An interesting turn of the plot is based in reality as Raleigh explains to May that the famous authors Nathaniel West and F. Scott Fitzgerald are on the train.

“They are not,” exclaims Austgen. “I read in the paper that they both died just a few days ago.”

“They’re on the train,” deadpans Aune. “They’re in the baggage car.” In a clever and well-researched fact, West and Fitzgerald did die within a few days of each other in 1940 and their coffins were placed on the same train headed back east. May soon learns that the reason Raleigh is going to New York is because he is a writer. Still, she tries to convince him to return to Kentucky.

“Having a couple of fits won’t kill you, so why are you following dead men?” asks May.
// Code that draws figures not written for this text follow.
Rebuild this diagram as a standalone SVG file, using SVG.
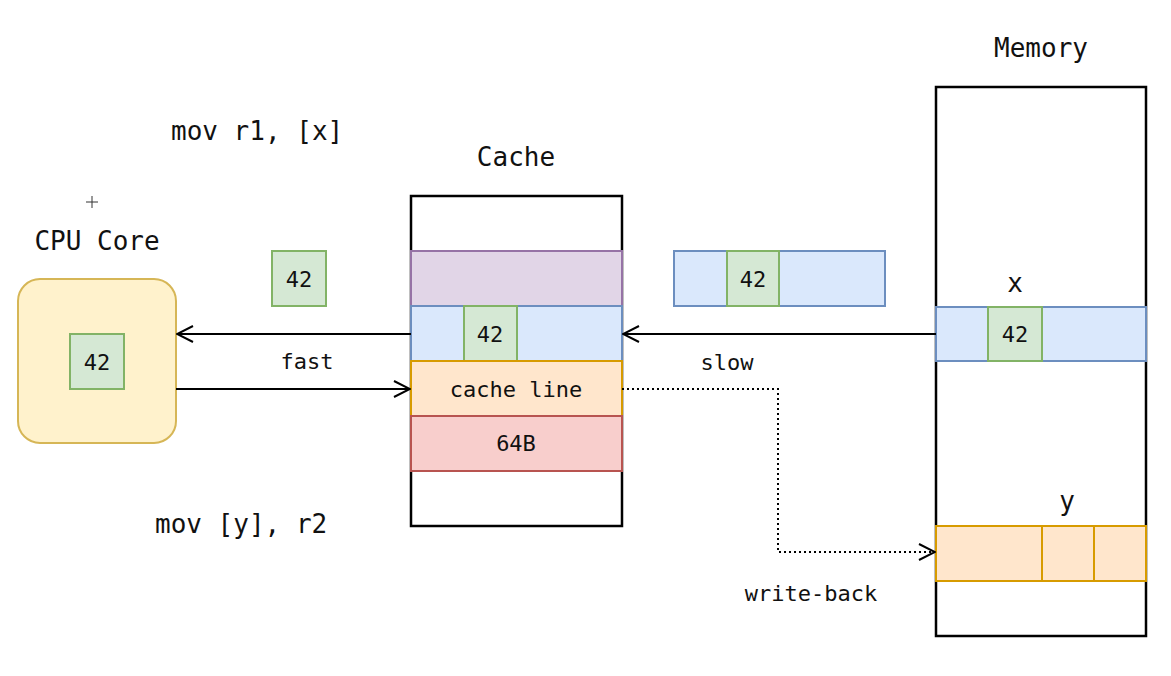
<svg xmlns="http://www.w3.org/2000/svg" width="1171" height="676" viewBox="0 0 1171 676">
<defs>
<style>
text{font-family:"DejaVu Sans Mono","Liberation Mono",monospace;fill:#111;text-anchor:middle;dominant-baseline:central}
.big{font-size:26px}
.sm{font-size:22px}
.g{fill:#d5e8d4;stroke:#82b366;stroke-width:2}
.b{fill:#dae8fc;stroke:#6c8ebf;stroke-width:2}
.p{fill:#e1d5e7;stroke:#9673a6;stroke-width:2}
.o{fill:#ffe6cc;stroke:#d79b00;stroke-width:2}
.r{fill:#f8cecc;stroke:#b85450;stroke-width:2}
.box{fill:#fff;stroke:#000;stroke-width:2.5}
.ln{fill:none;stroke:#000;stroke-width:2}
</style>
<marker id="ah" viewBox="0 0 20 20" refX="19" refY="10" markerWidth="20" markerHeight="20" markerUnits="userSpaceOnUse" orient="auto">
<path d="M3 2 L19 10 L3 18" fill="none" stroke="#000" stroke-width="2"/>
</marker>
</defs>
<rect width="1171" height="676" fill="#fff"/>
<path d="M92 196 V208 M86 202 H98" stroke="#333" stroke-width="1"/>
<text class="big" x="171" y="131" style="text-anchor:start">mov r1, [x]</text>
<text class="big" x="155" y="524" style="text-anchor:start">mov [y], r2</text>
<g id="cpu">
<text class="big" x="97" y="241">CPU Core</text>
<rect x="18" y="279" width="158" height="164" rx="22" fill="#fff2cc" stroke="#d6b656" stroke-width="2"/>
<rect class="g" x="70" y="334" width="54" height="55"/>
<text class="sm" x="97" y="362">42</text>
</g>
<g id="value">
<rect class="g" x="272" y="251" width="54" height="55"/>
<text class="sm" x="299" y="279">42</text>
</g>
<g id="cache">
<text class="big" x="516" y="157">Cache</text>
<rect class="box" x="411" y="196" width="211" height="330"/>
<rect class="p" x="411" y="251" width="211" height="55"/>
<rect class="b" x="411" y="306" width="211" height="55"/>
<rect class="g" x="464" y="306" width="53" height="55"/>
<text class="sm" x="490" y="334">42</text>
<rect class="o" x="411" y="361" width="211" height="55"/>
<text class="sm" x="516" y="389">cache line</text>
<rect class="r" x="411" y="416" width="211" height="55"/>
<text class="sm" x="516" y="443">64B</text>
</g>
<g id="transfer">
<rect class="b" x="674" y="251" width="211" height="55"/>
<rect class="g" x="727" y="251" width="52" height="55"/>
<text class="sm" x="753" y="279">42</text>
</g>
<g id="memory">
<text class="big" x="1041" y="48">Memory</text>
<rect class="box" x="936" y="87" width="210" height="549"/>
<text class="big" x="1015" y="283">x</text>
<rect class="b" x="936" y="307" width="210" height="54"/>
<rect class="g" x="988" y="307" width="54" height="54"/>
<text class="sm" x="1015" y="334">42</text>
<text class="big" x="1067" y="501">y</text>
<rect class="o" x="936" y="526" width="210" height="55"/>
<path d="M1042 526 V581 M1094 526 V581" stroke="#d79b00" stroke-width="2"/>
</g>
<g id="connectors">
<line class="ln" x1="411" y1="334" x2="177" y2="334" marker-end="url(#ah)"/>
<line class="ln" x1="176" y1="389" x2="410" y2="389" marker-end="url(#ah)"/>
<line class="ln" x1="936" y1="334" x2="623" y2="334" marker-end="url(#ah)"/>
<path class="ln" d="M622 389 H778 V552 H935" stroke-dasharray="2 3" marker-end="url(#ah)"/>
<text class="sm" x="307" y="361">fast</text>
<text class="sm" x="727" y="362">slow</text>
<text class="sm" x="811" y="593">write-back</text>
</g>
</svg>
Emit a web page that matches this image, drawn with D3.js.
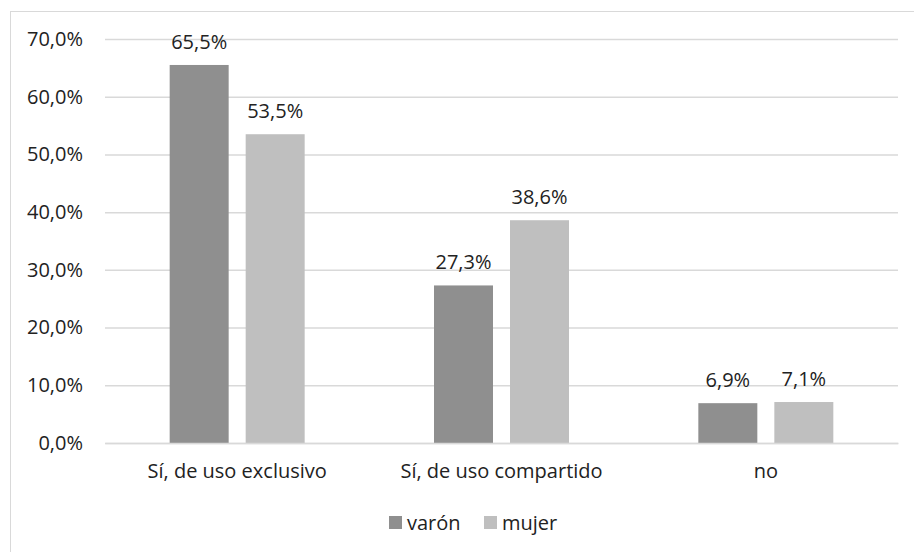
<!DOCTYPE html>
<html><head><meta charset="utf-8">
<script src="https://cdn.jsdelivr.net/npm/d3@7"></script>
<style>body{margin:0;background:#fff}svg{display:block}text{font-family:"Open Sans",sans-serif;fill:#222}</style>
</head><body><svg id="c" width="914" height="552"></svg>
<script>
const categories = ["Sí, de uso exclusivo", "Sí, de uso compartido", "no"];
const seriesNames = ["varón", "mujer"];
const varon = [65.5, 27.3, 6.9];
const mujer = [53.5, 38.6, 7.1];
const yTicks = [0, 10, 20, 30, 40, 50, 60, 70];
const colors = ["#8f8f8f", "#bfbfbf"];

const svg = d3.select("#c");
const fs = 20;
const L = 105, R = 898, T = 39, B = 443;
// outer frame (left and top edges visible)
svg.append("rect").attr("x", 10.5).attr("y", 11.5).attr("width", 1000).attr("height", 1000)
  .attr("fill", "none").attr("stroke", "#d9d9d9");

const x0 = d3.scaleBand().domain(categories).range([L, R]);
const y = d3.scaleLinear().domain([0, 70]).range([B, T]);
const fmt = v => d3.format(".1f")(v).replace(".", ",") + "%";

const yAxis = svg.append("g").attr("transform", `translate(${L},0)`)
  .call(d3.axisLeft(y).tickValues(yTicks).tickSize(-(R - L)).tickPadding(22).tickFormat(fmt));
yAxis.select(".domain").remove();
yAxis.selectAll(".tick line").attr("stroke", "#d9d9d9").attr("stroke-width", 1.5);
yAxis.selectAll(".tick text").attr("font-size", fs).attr("fill", "#222").attr("font-family", '"Open Sans",sans-serif');

const barW = 59, gap = 17;
const data = categories.map((c, i) => ({c, vals: [varon[i], mujer[i]]}));
const g = svg.append("g");
data.forEach(d => {
  const cx = x0(d.c) + x0.bandwidth() / 2;
  d.vals.forEach((v, j) => {
    const bx = j === 0 ? cx - gap / 2 - barW : cx + gap / 2;
    g.append("rect").attr("x", bx).attr("y", y(v)).attr("width", barW).attr("height", y(0) - y(v)).attr("fill", colors[j]);
    g.append("text").attr("x", bx + barW / 2).attr("y", y(v) - 16).attr("text-anchor", "middle")
      .attr("font-size", fs).text(fmt(v));
  });
});

const xAxis = svg.append("g").attr("transform", `translate(0,${B})`)
  .call(d3.axisBottom(x0).tickSize(0).tickPadding(21));
xAxis.select(".domain").attr("stroke", "#d9d9d9").attr("stroke-width", 1.5);
xAxis.selectAll(".tick text").attr("font-size", fs).attr("fill", "#222").attr("font-family", '"Open Sans",sans-serif');

const leg = svg.append("g");
const legX = [389, 484];
seriesNames.forEach((s, j) => {
  leg.append("rect").attr("x", legX[j]).attr("y", 516).attr("width", 13).attr("height", 13).attr("fill", colors[j]);
  leg.append("text").attr("x", legX[j] + 18).attr("y", 530).attr("font-size", fs).text(s);
});
</script></body></html>
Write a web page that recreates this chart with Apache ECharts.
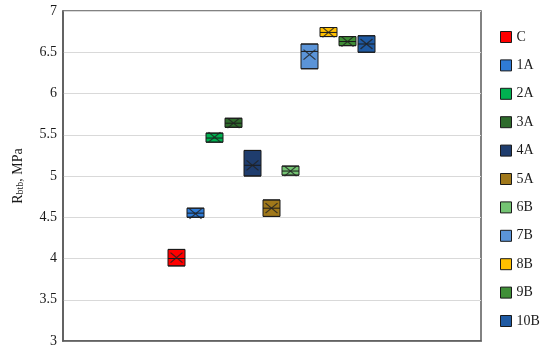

May does convince him to return to Kentucky. We next see them, 18 months later, at the Nibroc (Corbin spelled backward) Festival, where May reveals that she has learned to drive, is teaching school, and is engaged to an itinerate preacher. Raleigh has gone to work on the Detroit auto lines, only to find that the lights of the factory trigger his epilepsy. As for Raleigh, his confidence has cracked while watching his buddies go off to war. A broken man, he is, as he says, “a prisoner in my own war.”

During this meeting, Raleigh and May give heated chase to each other’s fiery tempers until he cracks, and his anguished body is wracked by another epileptic fit.

Cut to 18 months later; Raleigh and May have finished having dinner with her parents. May’s fiancé has been killed and her brother shot down. As for Raleigh, he has spent some time in a Kentucky mental hospital, wrongly put there due to his epilepsy. May can’t get over how good Raleigh’s skin looks and constantly comments about it, until he realizes what has happened.
“It’s epilepsy, May,” he says as he doubles over with laughter. “It’s not leprosy.”

As Raleigh and May watch a distant lumber fire burn (cleverly represented by orange flickering lights and sound effects), they realize they have both come to love and need one another, warts and all. From the ashes, they’ve come through a terrible time in America’s history, not unscathed by their own fires, but tempered by them.

“We’re all sick on the inside,” says Raleigh. “Eventually it all shows on the outside—everything we’ve been through.”

“Nibroc” has ended its run, but if you have a chance to see this pair perform in further work, don’t miss the chance.

The Aurora Fox Theater Company will present Alan Ayckbourn’s “Comic Potential” from February 28 to March 30, and Howard Ashman’s “Little Shop of Horrors” from April 18 to May 18. The Aurora Fox Arts Center is located at 9900 E. Colfax Avenue, five blocks west of Havana.